* BEGIN *

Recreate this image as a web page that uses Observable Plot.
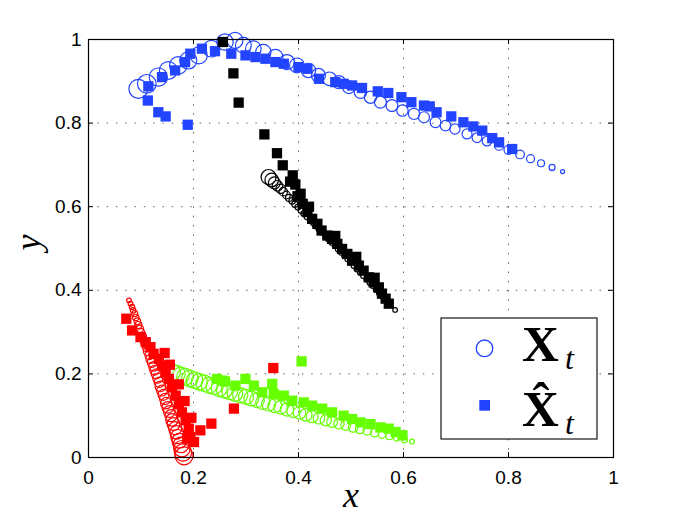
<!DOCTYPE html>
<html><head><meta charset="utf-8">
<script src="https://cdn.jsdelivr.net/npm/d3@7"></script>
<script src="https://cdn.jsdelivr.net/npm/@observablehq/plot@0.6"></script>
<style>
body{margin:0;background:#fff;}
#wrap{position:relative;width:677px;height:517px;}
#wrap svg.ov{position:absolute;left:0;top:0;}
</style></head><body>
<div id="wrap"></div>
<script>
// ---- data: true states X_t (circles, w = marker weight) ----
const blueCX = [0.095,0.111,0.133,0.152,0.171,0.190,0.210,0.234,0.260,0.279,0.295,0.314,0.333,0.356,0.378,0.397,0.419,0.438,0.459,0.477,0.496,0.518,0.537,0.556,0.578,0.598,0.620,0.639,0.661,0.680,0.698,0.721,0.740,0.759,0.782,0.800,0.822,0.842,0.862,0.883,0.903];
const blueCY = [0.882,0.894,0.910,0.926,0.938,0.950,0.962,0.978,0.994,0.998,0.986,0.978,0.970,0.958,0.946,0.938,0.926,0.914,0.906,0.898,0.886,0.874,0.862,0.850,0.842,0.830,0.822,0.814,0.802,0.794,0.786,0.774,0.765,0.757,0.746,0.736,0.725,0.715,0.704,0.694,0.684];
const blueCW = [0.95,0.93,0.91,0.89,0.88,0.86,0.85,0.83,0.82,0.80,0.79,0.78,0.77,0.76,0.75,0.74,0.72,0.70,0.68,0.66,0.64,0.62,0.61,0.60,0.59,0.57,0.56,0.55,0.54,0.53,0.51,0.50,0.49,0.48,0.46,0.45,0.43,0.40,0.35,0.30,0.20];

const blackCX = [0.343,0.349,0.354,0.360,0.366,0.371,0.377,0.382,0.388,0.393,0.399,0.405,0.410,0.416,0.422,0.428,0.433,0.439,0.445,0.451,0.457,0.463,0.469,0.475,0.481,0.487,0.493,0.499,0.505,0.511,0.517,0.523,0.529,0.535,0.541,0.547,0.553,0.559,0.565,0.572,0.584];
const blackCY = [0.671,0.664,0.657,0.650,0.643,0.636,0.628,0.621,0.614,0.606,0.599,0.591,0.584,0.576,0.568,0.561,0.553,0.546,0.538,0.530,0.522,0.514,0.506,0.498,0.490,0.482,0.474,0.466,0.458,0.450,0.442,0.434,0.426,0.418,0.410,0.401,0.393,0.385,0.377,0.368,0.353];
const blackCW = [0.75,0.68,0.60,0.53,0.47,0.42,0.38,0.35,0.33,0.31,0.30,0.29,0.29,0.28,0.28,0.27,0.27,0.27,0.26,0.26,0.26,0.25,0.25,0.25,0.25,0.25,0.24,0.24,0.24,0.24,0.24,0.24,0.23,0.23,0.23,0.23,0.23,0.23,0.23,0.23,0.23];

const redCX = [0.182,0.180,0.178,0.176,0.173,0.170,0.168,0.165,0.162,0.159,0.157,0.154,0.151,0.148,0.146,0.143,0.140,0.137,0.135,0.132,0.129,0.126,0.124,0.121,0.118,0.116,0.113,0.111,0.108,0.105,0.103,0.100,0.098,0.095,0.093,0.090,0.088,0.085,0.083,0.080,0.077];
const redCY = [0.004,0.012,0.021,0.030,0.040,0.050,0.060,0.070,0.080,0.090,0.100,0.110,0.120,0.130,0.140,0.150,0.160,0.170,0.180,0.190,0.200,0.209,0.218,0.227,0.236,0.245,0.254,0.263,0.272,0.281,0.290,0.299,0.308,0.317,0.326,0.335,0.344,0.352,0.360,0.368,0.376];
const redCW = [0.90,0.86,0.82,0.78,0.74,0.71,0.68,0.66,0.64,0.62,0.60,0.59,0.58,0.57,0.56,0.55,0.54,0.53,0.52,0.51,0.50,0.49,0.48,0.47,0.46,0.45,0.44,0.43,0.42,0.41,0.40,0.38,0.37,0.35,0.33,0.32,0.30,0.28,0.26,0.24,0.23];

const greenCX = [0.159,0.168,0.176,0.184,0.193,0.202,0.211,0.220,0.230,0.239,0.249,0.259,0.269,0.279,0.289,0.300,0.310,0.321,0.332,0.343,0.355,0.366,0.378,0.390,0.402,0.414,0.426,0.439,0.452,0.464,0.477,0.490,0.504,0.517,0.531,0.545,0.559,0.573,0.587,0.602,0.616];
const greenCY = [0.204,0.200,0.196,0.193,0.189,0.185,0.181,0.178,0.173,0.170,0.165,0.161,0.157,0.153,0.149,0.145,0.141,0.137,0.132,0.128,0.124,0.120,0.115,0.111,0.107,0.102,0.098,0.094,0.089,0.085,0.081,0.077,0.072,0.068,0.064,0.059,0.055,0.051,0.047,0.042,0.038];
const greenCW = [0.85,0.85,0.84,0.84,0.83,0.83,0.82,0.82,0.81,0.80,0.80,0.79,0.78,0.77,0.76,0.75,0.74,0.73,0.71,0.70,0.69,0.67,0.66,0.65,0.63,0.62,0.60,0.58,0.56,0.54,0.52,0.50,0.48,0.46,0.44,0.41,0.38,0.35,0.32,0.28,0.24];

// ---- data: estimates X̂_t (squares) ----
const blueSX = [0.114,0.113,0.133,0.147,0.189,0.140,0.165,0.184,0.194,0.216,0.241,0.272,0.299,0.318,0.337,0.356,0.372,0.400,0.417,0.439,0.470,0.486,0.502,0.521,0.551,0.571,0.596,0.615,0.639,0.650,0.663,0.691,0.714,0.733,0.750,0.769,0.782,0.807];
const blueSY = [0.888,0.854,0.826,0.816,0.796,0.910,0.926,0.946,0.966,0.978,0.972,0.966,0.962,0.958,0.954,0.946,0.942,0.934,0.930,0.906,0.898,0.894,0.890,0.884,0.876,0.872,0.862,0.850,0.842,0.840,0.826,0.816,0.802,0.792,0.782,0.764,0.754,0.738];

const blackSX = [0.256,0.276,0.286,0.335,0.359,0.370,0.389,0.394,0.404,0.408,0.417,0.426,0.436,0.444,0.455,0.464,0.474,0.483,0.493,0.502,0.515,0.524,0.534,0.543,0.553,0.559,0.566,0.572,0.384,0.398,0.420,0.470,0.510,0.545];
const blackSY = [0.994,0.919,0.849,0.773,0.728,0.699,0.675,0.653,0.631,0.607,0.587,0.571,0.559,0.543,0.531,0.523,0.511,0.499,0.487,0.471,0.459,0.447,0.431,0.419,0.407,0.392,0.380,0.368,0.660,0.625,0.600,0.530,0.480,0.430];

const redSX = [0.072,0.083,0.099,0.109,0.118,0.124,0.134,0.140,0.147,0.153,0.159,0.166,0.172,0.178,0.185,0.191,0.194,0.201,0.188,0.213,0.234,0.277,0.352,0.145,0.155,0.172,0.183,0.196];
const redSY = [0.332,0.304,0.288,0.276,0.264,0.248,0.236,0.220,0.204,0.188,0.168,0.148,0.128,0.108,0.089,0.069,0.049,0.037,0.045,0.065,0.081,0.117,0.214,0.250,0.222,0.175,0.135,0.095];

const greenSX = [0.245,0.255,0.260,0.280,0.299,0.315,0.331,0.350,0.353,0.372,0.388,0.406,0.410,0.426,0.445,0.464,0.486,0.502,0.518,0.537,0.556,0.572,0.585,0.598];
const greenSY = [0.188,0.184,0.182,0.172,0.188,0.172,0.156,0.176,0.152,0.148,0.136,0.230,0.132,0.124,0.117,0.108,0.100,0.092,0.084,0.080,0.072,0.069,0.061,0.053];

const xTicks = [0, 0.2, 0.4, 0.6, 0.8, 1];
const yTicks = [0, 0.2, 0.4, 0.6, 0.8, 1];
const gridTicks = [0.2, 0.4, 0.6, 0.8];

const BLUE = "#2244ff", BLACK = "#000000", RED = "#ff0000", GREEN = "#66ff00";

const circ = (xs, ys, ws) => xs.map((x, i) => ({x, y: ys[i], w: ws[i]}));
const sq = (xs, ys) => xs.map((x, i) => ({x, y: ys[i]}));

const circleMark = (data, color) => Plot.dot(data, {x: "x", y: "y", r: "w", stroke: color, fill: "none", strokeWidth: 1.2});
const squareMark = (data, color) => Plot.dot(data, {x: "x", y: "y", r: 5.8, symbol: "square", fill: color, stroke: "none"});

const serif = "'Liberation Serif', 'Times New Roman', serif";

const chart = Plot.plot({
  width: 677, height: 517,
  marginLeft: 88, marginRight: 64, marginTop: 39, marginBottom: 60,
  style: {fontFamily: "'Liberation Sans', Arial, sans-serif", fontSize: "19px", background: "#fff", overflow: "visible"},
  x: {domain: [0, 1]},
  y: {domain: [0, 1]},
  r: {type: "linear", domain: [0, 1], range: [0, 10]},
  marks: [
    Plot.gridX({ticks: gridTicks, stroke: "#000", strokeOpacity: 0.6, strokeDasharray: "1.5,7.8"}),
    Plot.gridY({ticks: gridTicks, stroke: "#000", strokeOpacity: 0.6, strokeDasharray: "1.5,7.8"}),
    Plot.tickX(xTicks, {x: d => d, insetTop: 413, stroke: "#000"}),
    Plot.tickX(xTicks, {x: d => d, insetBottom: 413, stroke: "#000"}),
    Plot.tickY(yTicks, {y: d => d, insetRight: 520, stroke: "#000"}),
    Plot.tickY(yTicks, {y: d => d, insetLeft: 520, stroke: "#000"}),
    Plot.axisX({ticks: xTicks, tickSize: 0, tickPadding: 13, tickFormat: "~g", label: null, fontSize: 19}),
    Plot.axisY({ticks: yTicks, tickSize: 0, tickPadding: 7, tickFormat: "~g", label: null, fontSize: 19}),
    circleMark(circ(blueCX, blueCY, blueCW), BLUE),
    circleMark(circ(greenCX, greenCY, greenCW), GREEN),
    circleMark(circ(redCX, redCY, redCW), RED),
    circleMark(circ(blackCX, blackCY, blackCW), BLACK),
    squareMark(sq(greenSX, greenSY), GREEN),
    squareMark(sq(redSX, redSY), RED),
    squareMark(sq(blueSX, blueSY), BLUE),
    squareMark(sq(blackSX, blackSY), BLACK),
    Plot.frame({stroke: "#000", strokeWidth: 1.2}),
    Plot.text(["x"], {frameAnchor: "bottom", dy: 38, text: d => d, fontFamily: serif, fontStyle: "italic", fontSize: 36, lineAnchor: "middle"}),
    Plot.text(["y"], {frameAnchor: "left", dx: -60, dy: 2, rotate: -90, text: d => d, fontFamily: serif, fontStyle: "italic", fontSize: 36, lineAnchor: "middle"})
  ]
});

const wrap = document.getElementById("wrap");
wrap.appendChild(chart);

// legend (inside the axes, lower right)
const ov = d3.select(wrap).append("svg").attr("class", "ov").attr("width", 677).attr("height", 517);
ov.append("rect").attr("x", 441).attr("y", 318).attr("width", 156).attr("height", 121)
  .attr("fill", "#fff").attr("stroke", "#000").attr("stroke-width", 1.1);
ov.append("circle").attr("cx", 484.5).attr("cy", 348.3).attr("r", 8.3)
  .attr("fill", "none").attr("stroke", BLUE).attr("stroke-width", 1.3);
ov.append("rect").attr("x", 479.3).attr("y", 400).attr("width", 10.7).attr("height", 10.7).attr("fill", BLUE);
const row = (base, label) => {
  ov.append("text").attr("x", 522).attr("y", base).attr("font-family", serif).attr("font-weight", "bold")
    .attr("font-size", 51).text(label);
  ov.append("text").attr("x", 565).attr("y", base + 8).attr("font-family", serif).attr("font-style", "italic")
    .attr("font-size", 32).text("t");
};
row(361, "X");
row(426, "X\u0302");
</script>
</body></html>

* END *
* BEGIN *

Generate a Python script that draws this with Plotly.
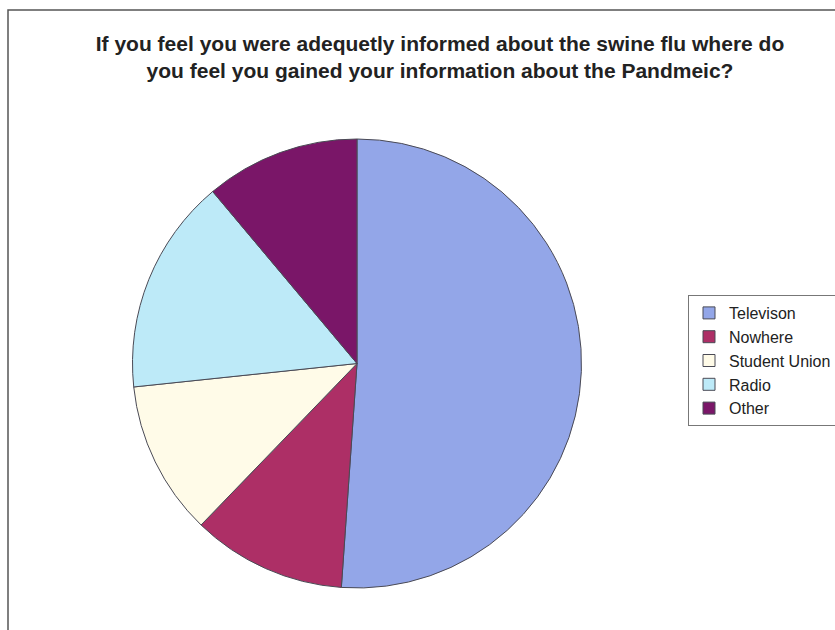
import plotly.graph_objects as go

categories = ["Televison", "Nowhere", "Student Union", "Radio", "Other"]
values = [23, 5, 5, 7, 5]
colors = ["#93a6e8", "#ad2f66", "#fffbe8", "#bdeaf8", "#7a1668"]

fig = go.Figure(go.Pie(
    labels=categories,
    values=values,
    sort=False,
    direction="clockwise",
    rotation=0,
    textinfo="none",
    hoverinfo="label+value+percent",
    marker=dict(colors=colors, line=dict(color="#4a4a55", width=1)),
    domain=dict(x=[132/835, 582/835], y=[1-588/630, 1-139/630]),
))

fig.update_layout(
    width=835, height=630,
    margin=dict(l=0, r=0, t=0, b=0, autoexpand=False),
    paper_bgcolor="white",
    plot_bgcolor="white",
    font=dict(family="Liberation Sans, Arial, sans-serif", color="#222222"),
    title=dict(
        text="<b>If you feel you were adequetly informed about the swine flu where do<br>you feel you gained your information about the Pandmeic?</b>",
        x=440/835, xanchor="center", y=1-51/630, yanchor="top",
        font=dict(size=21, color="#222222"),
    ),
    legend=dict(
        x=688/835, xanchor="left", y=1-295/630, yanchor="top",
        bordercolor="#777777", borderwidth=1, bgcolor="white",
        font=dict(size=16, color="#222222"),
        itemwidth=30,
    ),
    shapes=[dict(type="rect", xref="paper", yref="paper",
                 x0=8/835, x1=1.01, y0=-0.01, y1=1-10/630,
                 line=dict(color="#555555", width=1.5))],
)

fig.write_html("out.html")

* END *
* BEGIN *

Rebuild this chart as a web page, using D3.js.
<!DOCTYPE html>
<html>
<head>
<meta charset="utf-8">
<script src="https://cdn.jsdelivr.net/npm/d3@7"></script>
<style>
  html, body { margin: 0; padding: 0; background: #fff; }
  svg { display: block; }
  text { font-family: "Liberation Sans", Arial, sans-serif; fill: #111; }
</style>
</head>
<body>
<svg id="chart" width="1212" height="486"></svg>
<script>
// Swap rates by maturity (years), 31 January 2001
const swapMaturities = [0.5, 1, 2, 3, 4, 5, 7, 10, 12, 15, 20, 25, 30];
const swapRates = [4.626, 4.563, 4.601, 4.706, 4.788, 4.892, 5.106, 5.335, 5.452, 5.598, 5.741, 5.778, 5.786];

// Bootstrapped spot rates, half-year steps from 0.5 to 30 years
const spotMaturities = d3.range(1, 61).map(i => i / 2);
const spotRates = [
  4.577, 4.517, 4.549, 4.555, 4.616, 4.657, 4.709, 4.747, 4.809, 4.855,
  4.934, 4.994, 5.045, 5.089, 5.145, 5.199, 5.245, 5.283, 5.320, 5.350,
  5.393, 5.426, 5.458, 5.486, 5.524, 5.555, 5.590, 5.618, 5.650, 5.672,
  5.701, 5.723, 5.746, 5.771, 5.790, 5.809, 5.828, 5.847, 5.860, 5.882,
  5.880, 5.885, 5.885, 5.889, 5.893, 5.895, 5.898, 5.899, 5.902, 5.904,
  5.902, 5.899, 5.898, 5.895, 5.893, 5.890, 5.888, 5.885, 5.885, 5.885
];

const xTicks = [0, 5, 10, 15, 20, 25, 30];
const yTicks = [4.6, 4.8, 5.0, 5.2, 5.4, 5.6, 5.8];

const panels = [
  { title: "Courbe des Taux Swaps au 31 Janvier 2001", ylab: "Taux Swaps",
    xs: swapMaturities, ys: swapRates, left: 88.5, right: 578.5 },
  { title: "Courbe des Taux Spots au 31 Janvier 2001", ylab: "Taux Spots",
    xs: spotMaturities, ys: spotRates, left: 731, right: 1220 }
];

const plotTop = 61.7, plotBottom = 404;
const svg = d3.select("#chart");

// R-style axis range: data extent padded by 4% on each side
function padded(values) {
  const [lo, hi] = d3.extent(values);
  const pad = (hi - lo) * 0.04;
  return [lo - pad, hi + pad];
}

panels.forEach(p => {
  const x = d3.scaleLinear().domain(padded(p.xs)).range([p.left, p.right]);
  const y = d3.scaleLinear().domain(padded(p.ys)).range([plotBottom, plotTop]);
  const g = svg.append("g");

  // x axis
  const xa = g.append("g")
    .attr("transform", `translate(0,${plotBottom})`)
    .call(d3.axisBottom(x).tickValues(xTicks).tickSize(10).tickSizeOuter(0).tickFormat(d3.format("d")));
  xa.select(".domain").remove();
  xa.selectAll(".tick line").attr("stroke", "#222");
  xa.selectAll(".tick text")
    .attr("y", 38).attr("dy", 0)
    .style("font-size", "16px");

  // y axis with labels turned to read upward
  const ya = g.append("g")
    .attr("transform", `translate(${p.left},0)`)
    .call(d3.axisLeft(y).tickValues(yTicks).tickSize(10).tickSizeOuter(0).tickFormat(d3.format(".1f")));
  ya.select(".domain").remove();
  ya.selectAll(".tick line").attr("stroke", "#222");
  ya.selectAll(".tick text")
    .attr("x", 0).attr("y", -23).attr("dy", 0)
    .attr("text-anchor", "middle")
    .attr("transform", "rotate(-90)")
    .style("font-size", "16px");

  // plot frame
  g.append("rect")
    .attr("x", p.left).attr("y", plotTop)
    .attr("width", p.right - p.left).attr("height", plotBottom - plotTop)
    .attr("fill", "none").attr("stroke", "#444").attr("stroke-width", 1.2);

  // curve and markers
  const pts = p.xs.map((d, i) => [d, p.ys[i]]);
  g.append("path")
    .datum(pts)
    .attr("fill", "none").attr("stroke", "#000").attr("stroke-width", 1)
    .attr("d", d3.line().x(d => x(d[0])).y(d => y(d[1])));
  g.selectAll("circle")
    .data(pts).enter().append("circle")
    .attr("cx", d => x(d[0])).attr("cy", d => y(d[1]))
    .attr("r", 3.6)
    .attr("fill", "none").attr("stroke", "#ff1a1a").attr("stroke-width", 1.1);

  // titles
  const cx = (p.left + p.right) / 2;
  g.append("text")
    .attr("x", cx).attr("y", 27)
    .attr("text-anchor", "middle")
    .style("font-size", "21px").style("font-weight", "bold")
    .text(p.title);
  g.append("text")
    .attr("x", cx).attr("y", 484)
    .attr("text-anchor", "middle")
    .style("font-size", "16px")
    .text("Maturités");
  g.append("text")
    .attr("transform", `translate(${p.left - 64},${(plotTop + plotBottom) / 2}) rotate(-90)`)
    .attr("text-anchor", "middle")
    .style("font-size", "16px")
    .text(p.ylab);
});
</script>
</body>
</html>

* END *

_Direction_
Repeat, unchanged, every line from the one that contains "Rebuild this chart" to the one that contains "5.741, 5.778, 5.786];", including both, and no other line.

_Exercise answer_
Rebuild this chart as a web page, using D3.js.
<!DOCTYPE html>
<html>
<head>
<meta charset="utf-8">
<script src="https://cdn.jsdelivr.net/npm/d3@7"></script>
<style>
  html, body { margin: 0; padding: 0; background: #fff; }
  svg { display: block; }
  text { font-family: "Liberation Sans", Arial, sans-serif; fill: #111; }
</style>
</head>
<body>
<svg id="chart" width="1212" height="486"></svg>
<script>
// Swap rates by maturity (years), 31 January 2001
const swapMaturities = [0.5, 1, 2, 3, 4, 5, 7, 10, 12, 15, 20, 25, 30];
const swapRates = [4.626, 4.563, 4.601, 4.706, 4.788, 4.892, 5.106, 5.335, 5.452, 5.598, 5.741, 5.778, 5.786];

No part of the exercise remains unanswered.